As indicated in Table 8, the self-reported SAT Total (sum of self-reported Critical Reading and Mathematics scores) had significantly less bias than for either of the individual SAT test sections for students who both over- and under-reported their scores. The mean bias for the self-reported SATCR and the SATMR ranged between .113 and .116 for both under- and over-reporters, whereas the mean bias for the self-reported SAT Total ranged between .078 and .088 for both under- and over-reporters. These results provide evidence that random error in self-reported SATCR and SATMR scores are possibly reduced if these scores are combined into one total score. Also, an alternative explanation could be that students may actually know their SAT total score better than the individual subject scores. Thus, students may recall the total score more accurately and then deduce the individual test scores less accurately when asked to do so on the survey. This alternative explanation supports the cognitive distortion idea because they may remember the single SAT score better than the separate test scores.

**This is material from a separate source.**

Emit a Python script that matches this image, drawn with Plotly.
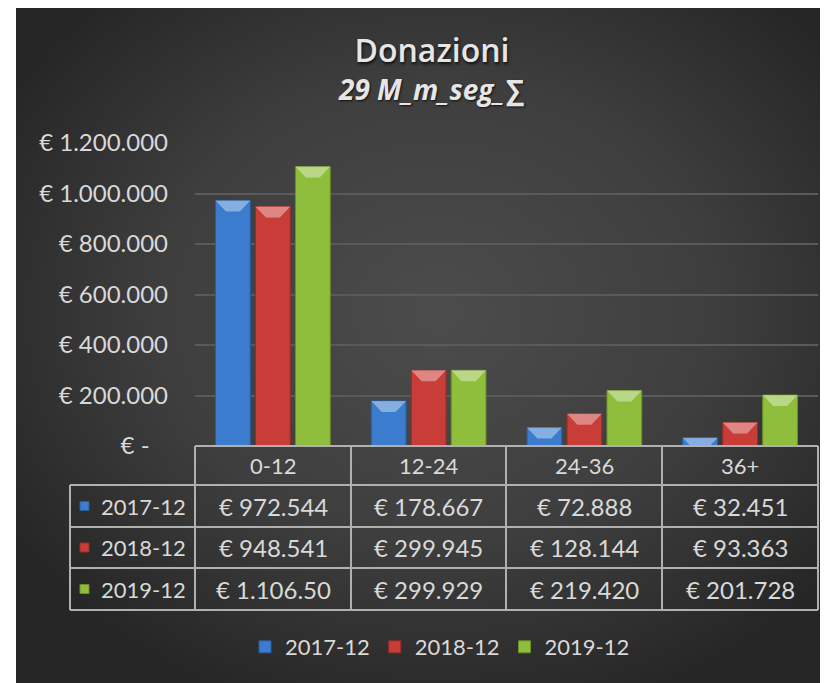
import base64
import plotly.graph_objects as go

# ---------------- data ----------------
categories = ["0-12", "12-24", "24-36", "36+"]
series_names = ["2017-12", "2018-12", "2019-12"]
values_2017 = [972544, 178667, 72888, 32451]
values_2018 = [948541, 299945, 128144, 93363]
values_2019 = [1106500, 299929, 219420, 201728]
y_ticks = [0, 200000, 400000, 600000, 800000, 1000000, 1200000]
title_text = "Donazioni"
subtitle_text = "29 M_m_seg_∑"

series_values = [values_2017, values_2018, values_2019]
colors = ["#3b7ccf", "#c93d38", "#8fbe3c"]
edge_colors = ["#2b5c9c", "#992c28", "#6a8f2b"]

FONT = "Lato, 'Open Sans', sans-serif"
TFONT = "'Open Sans', Lato, sans-serif"
TXT = "#d9d9d9"
OFF = 8                     # page body margin
W, H = 828 - OFF, 683 - OFF  # figure size
# plot area in page pixels
PL, PR, PT, PB = 195, 818, 143, 446
YMAX = 1200000
BARGAP, GROUPGAP = 0.23, 0.13


def eur(v):
    if v == 0:
        return "€ -\u00a0\u00a0\u00a0"
    s = f"{int(round(v)):,}".replace(",", ".")
    return "€ " + s


def cell(v):
    # Excel clips text to the cell width
    return eur(v)[:10]


def px(x):
    return (x - PL) / (PR - PL)


def py(y):
    return (PB - y) / (PB - PT)


fig = go.Figure()
for name, vals, c, ec in zip(series_names, series_values, colors, edge_colors):
    fig.add_trace(go.Bar(
        x=categories, y=vals, name=name,
        marker=dict(color=c, line=dict(color=ec, width=1)),
        hoverinfo="x+y+name",
    ))

# background radial gradient (chart area)
svg = (
    "<svg xmlns='http://www.w3.org/2000/svg' width='812' height='675' viewBox='0 0 812 675' preserveAspectRatio='none'>"
    "<defs><radialGradient id='g' cx='52%' cy='45%' r='62%'>"
    "<stop offset='0' stop-color='#4c4c4c'/><stop offset='0.55' stop-color='#3e3e3e'/>"
    "<stop offset='1' stop-color='#262626'/></radialGradient></defs>"
    "<rect x='0' y='0' width='812' height='675' fill='url(#g)'/></svg>"
)
src = "data:image/svg+xml;base64," + base64.b64encode(svg.encode()).decode()

shapes = []
annotations = []

# bevel highlight on top of each bar (derived from the data values)
n_ser = len(series_values)
slot = (1 - BARGAP) / n_ser
bw = slot * (1 - GROUPGAP)
bev_h = 11 * YMAX / (PB - PT)
for k, (vals, c) in enumerate(zip(series_values, colors)):
    for i, v in enumerate(vals):
        xc = i + (k - (n_ser - 1) / 2) * slot
        x0, x1 = xc - bw / 2, xc + bw / 2
        h = min(bev_h, v)
        ins = bw * 0.3 * h / bev_h
        path = (f"M{x0},{v} L{x1},{v} L{x1 - ins},{v - h} L{x0 + ins},{v - h} Z")
        shapes.append(dict(type="path", xref="x", yref="y", path=path,
                           fillcolor="rgba(255,255,255,0.38)", line=dict(width=0), layer="above"))

line_col = "#b0b0b0"
lw = 2
col_x = [195, 351, 506, 662, 818]
row_y = [446, 485, 527, 568, 610]
shapes.append(dict(type="line", xref="paper", yref="paper", x0=px(195), x1=px(818),
                   y0=py(446), y1=py(446), line=dict(color=line_col, width=lw)))
for yy in row_y[1:]:
    shapes.append(dict(type="line", xref="paper", yref="paper", x0=px(70), x1=px(818),
                       y0=py(yy), y1=py(yy), line=dict(color=line_col, width=lw)))
shapes.append(dict(type="line", xref="paper", yref="paper", x0=px(70), x1=px(70),
                   y0=py(485), y1=py(610), line=dict(color=line_col, width=lw)))
for xx in col_x:
    shapes.append(dict(type="line", xref="paper", yref="paper", x0=px(xx), x1=px(xx),
                       y0=py(446), y1=py(610), line=dict(color=line_col, width=lw)))

TS = 22
VS = 24
for i, cat in enumerate(categories):
    annotations.append(dict(xref="paper", yref="paper", x=px((col_x[i] + col_x[i + 1]) / 2),
                            y=py((row_y[0] + row_y[1]) / 2), xanchor="center", yanchor="middle",
                            text=cat, showarrow=False, font=dict(family=FONT, size=TS, color=TXT)))
for r, (name, vals, c, ec) in enumerate(zip(series_names, series_values, colors, edge_colors)):
    yc = (row_y[r + 1] + row_y[r + 2]) / 2
    shapes.append(dict(type="rect", xref="paper", yref="paper", x0=px(80), x1=px(89),
                       y0=py(yc - 4.5), y1=py(yc + 4.5), fillcolor=c, line=dict(color=ec, width=1)))
    annotations.append(dict(xref="paper", yref="paper", x=px(99), y=py(yc), xanchor="left",
                            yanchor="middle", text=name, showarrow=False,
                            font=dict(family=FONT, size=TS, color=TXT)))
    for i, v in enumerate(vals):
        annotations.append(dict(xref="paper", yref="paper", x=px((col_x[i] + col_x[i + 1]) / 2),
                                y=py(yc), xanchor="center", yanchor="middle", text=cell(v),
                                showarrow=False, font=dict(family=FONT, size=VS, color=TXT)))

# subtitle
annotations.append(dict(xref="paper", yref="paper", x=px(431), y=py(89), xanchor="center",
                        yanchor="middle", text="<b><i>" + subtitle_text + "</i></b>", showarrow=False,
                        font=dict(family=TFONT, size=28, color="#e6e6e6",
                                  shadow="1px 1px 2px #111")))

fig.update_layout(
    width=W, height=H,
    margin=dict(l=PL - OFF, r=W - (PR - OFF), t=PT - OFF, b=H - (PB - OFF), pad=0),
    paper_bgcolor="white", plot_bgcolor="rgba(0,0,0,0)",
    barmode="group", bargap=BARGAP, bargroupgap=GROUPGAP,
    font=dict(family=FONT, color=TXT, size=20),
    title=dict(text=title_text, x=(432 - OFF) / W, xanchor="center", y=1 - (51 - OFF) / H,
               yanchor="middle", xref="container", yref="container",
               font=dict(family=TFONT, size=32, color="#e6e6e6", weight=600,
                         shadow="1px 2px 3px #111")),
    xaxis=dict(showticklabels=False, showgrid=False, zeroline=False, showline=False,
               ticks=""),
    yaxis=dict(range=[0, YMAX], tickvals=y_ticks, ticktext=[eur(v) for v in y_ticks],
               showgrid=True, gridcolor="#5a5a5a", gridwidth=1.5, zeroline=False,
               showline=False, ticks="", ticklabelstandoff=26,
               tickfont=dict(family=FONT, size=24, color=TXT)),
    legend=dict(orientation="h", x=px(440), xanchor="center", y=py(647), yanchor="middle",
                font=dict(family=FONT, size=22, color=TXT), bgcolor="rgba(0,0,0,0)",
                itemclick=False, traceorder="normal"),
    shapes=shapes, annotations=annotations,
    images=[dict(source=src, xref="paper", yref="paper", x=px(16), y=py(8),
                 sizex=px(828) - px(16), sizey=py(8) - py(683), xanchor="left", yanchor="top",
                 sizing="stretch", layer="below")],
    showlegend=True,
)

fig.write_html("out.html")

Table 8 Mean differences in magnitude of bias between sat total, critical reading, and mathematics

Correlation

Again, at the aggregate level, SAT scores displayed a high level of correlation (Table 9). However, the correlation between self-reported and institution-reported Critical Reading and Mathematics scores was significantly lower than the correlation between self-reported and institution-reported SAT Total scores (p < .001). These results provide support, though minimal, that the combining of self-reported data reduces the amount of error in the measurement.

Table 9 Correlation between self-reported and actual test scores and if SATCR and SATMR correlations are significantly different than SAT Total correlation

Limitations

It should be acknowledged that at least some of the bias in inaccuracies may be due to floor and ceiling effects of the possible scores themselves. That is, fewer high-achieving students may be expected to overestimate their scores because fewer scores above their institutional scores were available to select. Likewise, fewer low-achieving students may be expected to underestimate their scores because fewer scores below their institutional scores existed. However, if floor and ceiling effects were to explain all the biases in reporting, it follows logically that high achievers should under-report as often as low achievers over-report, which is not true. Again, low achievers over-report at much higher rates, while the percent of under-reporting among low, medium, and high achievers is fairly balanced. So while floor and ceiling effects may be a factor, they do not account for the bulk of the phenomenon we observe.

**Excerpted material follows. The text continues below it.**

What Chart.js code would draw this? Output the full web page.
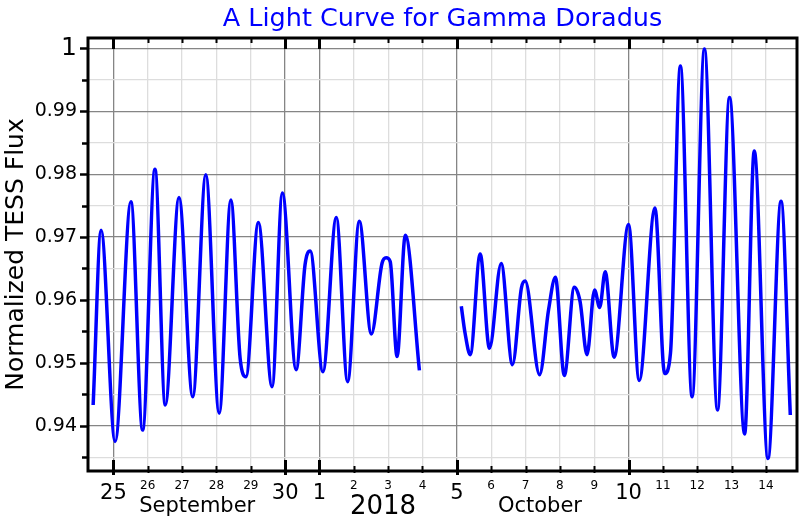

Also, as acknowledged in the Method section, many students take the SAT and ACT tests more than once. For these students there could be more than one accurate test score, and in the present study it was not known which scores was reported to NSSE. Though this study attempted to account for the ‘error’ that may be introduced by students who have more than one test score, there is no way to know to what extent our measurement of accuracy still did not account for scores from multiple test-takers.

Discussion

The purpose of this study was to investigate the accuracy of self-reported SAT and ACT scores overall and by achievement level. This study confirmed prior research which found that when students are inaccurate in reporting their scores, a disproportionate number of them over-report their scores indicating that some students may systematically exaggerate their scores. Also the correlation between self-reported and actual SAT section scores were significantly lower than correlations for self-reported and actual ACT Composite scores indicating that students may experience some cognitive distortion when recalling their SAT scores which contain more complex information to retrieve. As expected the concurrent validity of self-reported test scores was high, as indicated by high correlations between self-reported and actual scores. Also consistent with other studies, this study found that lower achieving students for both tests were much less accurate when reporting their scores, again providing evidence that some students systematically inflate their scores.

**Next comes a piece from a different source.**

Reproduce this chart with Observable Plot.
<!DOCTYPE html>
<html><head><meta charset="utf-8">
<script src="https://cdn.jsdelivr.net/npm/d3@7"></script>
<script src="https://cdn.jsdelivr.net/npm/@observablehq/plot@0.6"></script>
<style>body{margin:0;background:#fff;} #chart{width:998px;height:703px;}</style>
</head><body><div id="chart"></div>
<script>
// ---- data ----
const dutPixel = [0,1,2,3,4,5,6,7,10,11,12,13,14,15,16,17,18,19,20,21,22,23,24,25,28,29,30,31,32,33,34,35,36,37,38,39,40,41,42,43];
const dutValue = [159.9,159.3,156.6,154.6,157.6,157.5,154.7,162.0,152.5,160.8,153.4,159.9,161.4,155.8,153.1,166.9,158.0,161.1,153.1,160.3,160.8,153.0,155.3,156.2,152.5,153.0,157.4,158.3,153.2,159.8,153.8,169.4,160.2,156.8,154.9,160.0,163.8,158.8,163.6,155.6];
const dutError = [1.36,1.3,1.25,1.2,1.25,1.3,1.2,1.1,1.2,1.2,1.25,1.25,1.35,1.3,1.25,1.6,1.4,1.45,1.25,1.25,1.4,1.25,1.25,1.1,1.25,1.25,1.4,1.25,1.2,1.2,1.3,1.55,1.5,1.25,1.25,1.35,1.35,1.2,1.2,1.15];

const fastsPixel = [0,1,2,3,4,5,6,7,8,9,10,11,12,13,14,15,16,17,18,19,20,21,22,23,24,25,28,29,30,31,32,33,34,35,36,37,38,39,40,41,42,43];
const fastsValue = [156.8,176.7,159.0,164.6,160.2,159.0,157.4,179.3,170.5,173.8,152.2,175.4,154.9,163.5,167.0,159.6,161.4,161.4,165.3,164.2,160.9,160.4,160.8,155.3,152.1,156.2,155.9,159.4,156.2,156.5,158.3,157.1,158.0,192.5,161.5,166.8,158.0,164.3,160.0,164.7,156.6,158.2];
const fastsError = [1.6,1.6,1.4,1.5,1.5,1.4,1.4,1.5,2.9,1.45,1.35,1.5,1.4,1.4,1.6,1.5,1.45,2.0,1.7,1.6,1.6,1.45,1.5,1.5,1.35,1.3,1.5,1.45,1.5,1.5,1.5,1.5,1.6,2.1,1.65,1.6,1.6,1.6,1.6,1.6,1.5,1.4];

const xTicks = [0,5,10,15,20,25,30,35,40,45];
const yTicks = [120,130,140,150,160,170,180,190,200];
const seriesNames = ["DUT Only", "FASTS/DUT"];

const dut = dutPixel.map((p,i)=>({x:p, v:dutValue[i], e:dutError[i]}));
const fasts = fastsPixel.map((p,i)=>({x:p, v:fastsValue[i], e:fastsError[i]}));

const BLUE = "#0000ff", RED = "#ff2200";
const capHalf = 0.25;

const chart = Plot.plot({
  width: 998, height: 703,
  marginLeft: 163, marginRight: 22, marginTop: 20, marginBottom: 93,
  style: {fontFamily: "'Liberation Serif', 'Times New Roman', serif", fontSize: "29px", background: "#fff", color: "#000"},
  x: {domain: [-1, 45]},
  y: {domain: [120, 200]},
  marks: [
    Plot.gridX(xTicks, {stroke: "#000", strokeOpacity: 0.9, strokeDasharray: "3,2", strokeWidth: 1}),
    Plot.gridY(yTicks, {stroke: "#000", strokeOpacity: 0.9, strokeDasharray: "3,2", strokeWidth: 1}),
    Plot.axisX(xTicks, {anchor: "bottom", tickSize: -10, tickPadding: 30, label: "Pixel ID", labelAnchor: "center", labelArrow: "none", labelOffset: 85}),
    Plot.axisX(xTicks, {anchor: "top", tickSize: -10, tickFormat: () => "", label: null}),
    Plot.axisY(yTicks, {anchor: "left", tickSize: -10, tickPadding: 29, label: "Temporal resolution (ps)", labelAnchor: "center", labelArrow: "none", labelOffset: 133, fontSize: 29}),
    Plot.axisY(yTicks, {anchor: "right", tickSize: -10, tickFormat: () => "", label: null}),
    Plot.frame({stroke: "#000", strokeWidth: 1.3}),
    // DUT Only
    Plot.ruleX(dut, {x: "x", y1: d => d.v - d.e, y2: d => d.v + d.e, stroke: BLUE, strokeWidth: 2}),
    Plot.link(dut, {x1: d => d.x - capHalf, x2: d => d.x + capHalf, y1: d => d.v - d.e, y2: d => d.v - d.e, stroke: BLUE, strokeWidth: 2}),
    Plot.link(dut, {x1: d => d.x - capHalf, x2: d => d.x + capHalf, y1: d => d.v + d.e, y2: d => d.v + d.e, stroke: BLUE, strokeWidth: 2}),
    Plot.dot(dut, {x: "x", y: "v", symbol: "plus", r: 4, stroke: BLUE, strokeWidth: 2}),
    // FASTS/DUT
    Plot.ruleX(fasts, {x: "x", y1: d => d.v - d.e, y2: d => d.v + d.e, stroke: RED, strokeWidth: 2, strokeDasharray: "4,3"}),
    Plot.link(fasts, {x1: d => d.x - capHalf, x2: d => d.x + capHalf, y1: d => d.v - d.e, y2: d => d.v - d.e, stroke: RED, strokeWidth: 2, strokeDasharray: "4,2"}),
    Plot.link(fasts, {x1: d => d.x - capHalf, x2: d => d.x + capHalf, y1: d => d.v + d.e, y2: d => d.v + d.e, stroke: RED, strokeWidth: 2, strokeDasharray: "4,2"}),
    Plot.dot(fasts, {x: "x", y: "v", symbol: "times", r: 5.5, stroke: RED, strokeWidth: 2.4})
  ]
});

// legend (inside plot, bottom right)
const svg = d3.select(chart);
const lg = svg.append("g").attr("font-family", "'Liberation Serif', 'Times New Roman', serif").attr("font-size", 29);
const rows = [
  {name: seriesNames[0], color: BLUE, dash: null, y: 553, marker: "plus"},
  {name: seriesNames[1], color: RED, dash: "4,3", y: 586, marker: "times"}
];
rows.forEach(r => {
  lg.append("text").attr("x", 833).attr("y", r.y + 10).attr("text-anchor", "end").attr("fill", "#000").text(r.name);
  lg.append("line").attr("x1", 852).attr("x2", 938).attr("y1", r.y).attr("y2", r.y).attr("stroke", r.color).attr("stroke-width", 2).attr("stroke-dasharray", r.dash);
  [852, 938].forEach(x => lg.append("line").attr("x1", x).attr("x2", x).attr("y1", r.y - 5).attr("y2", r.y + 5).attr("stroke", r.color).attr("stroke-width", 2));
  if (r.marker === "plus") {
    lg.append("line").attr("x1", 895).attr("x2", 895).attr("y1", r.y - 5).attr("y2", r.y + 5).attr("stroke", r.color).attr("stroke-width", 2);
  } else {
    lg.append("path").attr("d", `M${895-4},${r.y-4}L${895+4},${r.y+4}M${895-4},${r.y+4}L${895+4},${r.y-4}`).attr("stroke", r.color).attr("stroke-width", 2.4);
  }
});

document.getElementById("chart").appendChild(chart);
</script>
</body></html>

There are at least four implications of for higher education research:

  1. 1.

    In cases where students took both the ACT and SAT tests, researchers should favor self-reported ACT scores over SAT scores. This study found compelling evidence that students report their ACT scores more accurately than students who report SAT scores.

  2. 2.

    Researchers should be cautious when creating groups of students based in self-reported test scores. For instance, a researcher interested in studying low-achieving students may not want to identify these low-achieving students based solely on self-reported test scores. Since these students are much more likely to overestimate their test scores, to identify them based solely on their scores would likely underestimate the relationship of their test scores with other variables included in the study.

  3. 3.

    Summing the self-reported SAT Critical Reading and Mathematics scores to create a combined SAT score appears to reduce measurement error. This reduction in measurement error may be due to the cancelling out of random errors that are present in each of the two self-reported scores. Given these results it is recommended that researchers combine SAT scores to create an SAT Total score in order to increase the accuracy of these data.

  4. 4.

    Researchers should exercise caution when using self-reported test scores as covariates to control for prior learning. Multivariate analysis assumes that covariates are measured without (or at least minimal) error (Tabachnick and Fidell 2001). However, while almost all variables contain measurement error, the purpose for including a covariate is to reduce the unexplained variance thereby increasing the sensitivity of the test of main effects. However, if the covariate itself has excessive measurement error, then the researcher may well be introducing more unexplained error into the model rather than controlling for error. In regression, measurement error in the independent variables can lead to upward or downward estimation of the regression coefficient (Pedhazur 1997). In other words, excessive measurement error can lead to increased probably of a Type II error (not rejecting the null when it is not true). For instance, the use of self-reported test scores to predict first-year GPA for low-achieving students may lead the researcher to conclude that there is no significant relationship between incoming test scores and first-year GPA. When in fact, given the amount of error in self-reported test scores for low-achieving students, test scores may be significantly predictive of first-year GPA.

With this caution noted, this study found that the self-reported ACT Composite score contained relatively little error. Also, this study found that the combined SAT score (sum of the Critical Reading and Math) did in fact reduce the error compared to the self-reported sub-test scores. Given these results, researchers can use self-reported ACT composite scores with confidence. However, with regard to the SAT, researchers may want to request that students report their total score, rather than their individual sub-test scores. Though additional research is needed to confirm, given the results of this study, it seems reasonable to assume that students will report their total combined SAT score more accurately than their individual sub-test scores.

The use of self-reported data in higher education research will likely continue for the foreseeable future. This study provided additional important information regarding the accuracy of these data and their appropriate use in higher education research.